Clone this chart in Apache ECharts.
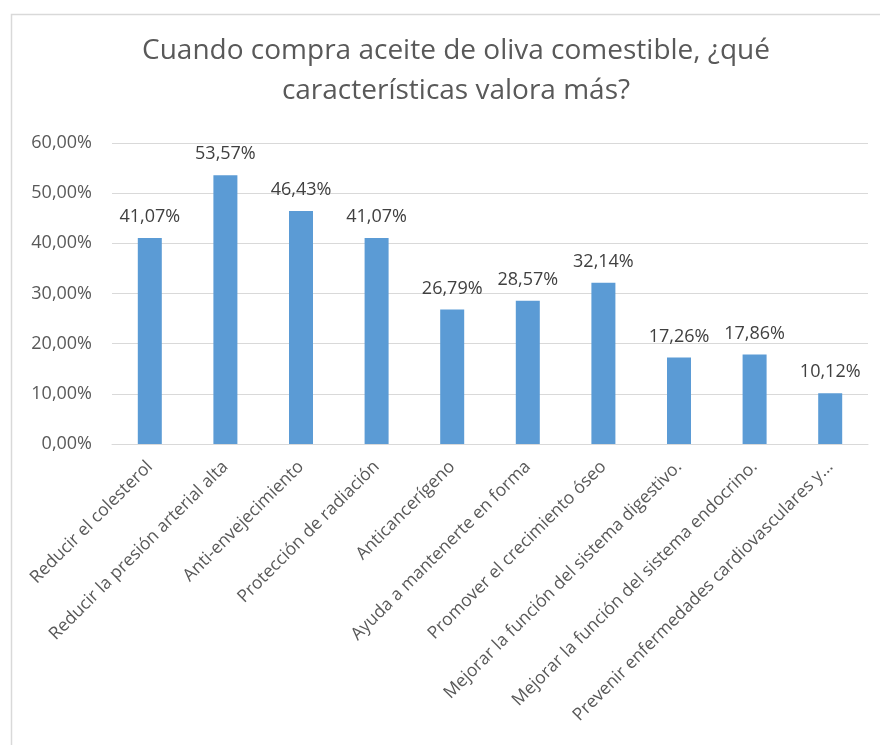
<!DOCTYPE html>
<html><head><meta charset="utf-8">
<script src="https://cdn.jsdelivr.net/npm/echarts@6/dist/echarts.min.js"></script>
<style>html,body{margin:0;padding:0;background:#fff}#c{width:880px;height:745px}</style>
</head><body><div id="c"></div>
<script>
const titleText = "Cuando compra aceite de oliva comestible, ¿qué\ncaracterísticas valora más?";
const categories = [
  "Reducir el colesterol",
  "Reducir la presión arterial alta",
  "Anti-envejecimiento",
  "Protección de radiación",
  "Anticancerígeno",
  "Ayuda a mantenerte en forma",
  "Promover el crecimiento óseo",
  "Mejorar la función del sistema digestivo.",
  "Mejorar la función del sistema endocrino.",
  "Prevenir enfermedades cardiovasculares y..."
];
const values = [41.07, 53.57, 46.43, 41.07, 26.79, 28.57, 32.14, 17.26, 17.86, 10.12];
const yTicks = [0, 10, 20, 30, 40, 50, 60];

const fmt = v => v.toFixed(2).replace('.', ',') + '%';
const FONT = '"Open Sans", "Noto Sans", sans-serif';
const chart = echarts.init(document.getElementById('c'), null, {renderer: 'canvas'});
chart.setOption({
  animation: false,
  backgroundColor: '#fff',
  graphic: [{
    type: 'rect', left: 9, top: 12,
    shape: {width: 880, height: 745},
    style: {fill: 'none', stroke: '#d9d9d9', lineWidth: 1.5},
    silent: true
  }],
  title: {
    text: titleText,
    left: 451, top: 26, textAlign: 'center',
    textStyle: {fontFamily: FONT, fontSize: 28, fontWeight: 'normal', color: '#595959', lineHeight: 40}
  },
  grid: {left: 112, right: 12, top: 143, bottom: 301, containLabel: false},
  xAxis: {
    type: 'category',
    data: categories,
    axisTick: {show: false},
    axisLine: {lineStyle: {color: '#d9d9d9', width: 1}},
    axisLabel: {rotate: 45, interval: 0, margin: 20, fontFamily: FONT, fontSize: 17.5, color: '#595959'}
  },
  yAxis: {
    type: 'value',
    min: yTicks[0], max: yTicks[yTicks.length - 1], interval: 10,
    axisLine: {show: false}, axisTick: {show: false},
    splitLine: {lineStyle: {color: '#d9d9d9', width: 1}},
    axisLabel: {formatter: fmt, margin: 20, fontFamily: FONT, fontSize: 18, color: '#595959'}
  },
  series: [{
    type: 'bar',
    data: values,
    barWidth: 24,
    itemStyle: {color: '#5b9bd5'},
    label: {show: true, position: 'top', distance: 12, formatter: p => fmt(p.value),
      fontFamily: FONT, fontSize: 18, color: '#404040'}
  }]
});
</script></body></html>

Written instruction:
Write out the full set of lines verbatim, without the pictures.

Expected answer:
Clone this chart in Apache ECharts.
<!DOCTYPE html>
<html><head><meta charset="utf-8">
<script src="https://cdn.jsdelivr.net/npm/echarts@6/dist/echarts.min.js"></script>
<style>html,body{margin:0;padding:0;background:#fff}#c{width:880px;height:745px}</style>
</head><body><div id="c"></div>
<script>
const titleText = "Cuando compra aceite de oliva comestible, ¿qué\ncaracterísticas valora más?";
const categories = [
  "Reducir el colesterol",
  "Reducir la presión arterial alta",
  "Anti-envejecimiento",
  "Protección de radiación",
  "Anticancerígeno",
  "Ayuda a mantenerte en forma",
  "Promover el crecimiento óseo",
  "Mejorar la función del sistema digestivo.",
  "Mejorar la función del sistema endocrino.",
  "Prevenir enfermedades cardiovasculares y..."
];
const values = [41.07, 53.57, 46.43, 41.07, 26.79, 28.57, 32.14, 17.26, 17.86, 10.12];
const yTicks = [0, 10, 20, 30, 40, 50, 60];

const fmt = v => v.toFixed(2).replace('.', ',') + '%';
const FONT = '"Open Sans", "Noto Sans", sans-serif';
const chart = echarts.init(document.getElementById('c'), null, {renderer: 'canvas'});
chart.setOption({
  animation: false,
  backgroundColor: '#fff',
  graphic: [{
    type: 'rect', left: 9, top: 12,
    shape: {width: 880, height: 745},
    style: {fill: 'none', stroke: '#d9d9d9', lineWidth: 1.5},
    silent: true
  }],
  title: {
    text: titleText,
    left: 451, top: 26, textAlign: 'center',
    textStyle: {fontFamily: FONT, fontSize: 28, fontWeight: 'normal', color: '#595959', lineHeight: 40}
  },
  grid: {left: 112, right: 12, top: 143, bottom: 301, containLabel: false},
  xAxis: {
    type: 'category',
    data: categories,
    axisTick: {show: false},
    axisLine: {lineStyle: {color: '#d9d9d9', width: 1}},
    axisLabel: {rotate: 45, interval: 0, margin: 20, fontFamily: FONT, fontSize: 17.5, color: '#595959'}
  },
  yAxis: {
    type: 'value',
    min: yTicks[0], max: yTicks[yTicks.length - 1], interval: 10,
    axisLine: {show: false}, axisTick: {show: false},
    splitLine: {lineStyle: {color: '#d9d9d9', width: 1}},
    axisLabel: {formatter: fmt, margin: 20, fontFamily: FONT, fontSize: 18, color: '#595959'}
  },
  series: [{
    type: 'bar',
    data: values,
    barWidth: 24,
    itemStyle: {color: '#5b9bd5'},
    label: {show: true, position: 'top', distance: 12, formatter: p => fmt(p.value),
      fontFamily: FONT, fontSize: 18, color: '#404040'}
  }]
});
</script></body></html>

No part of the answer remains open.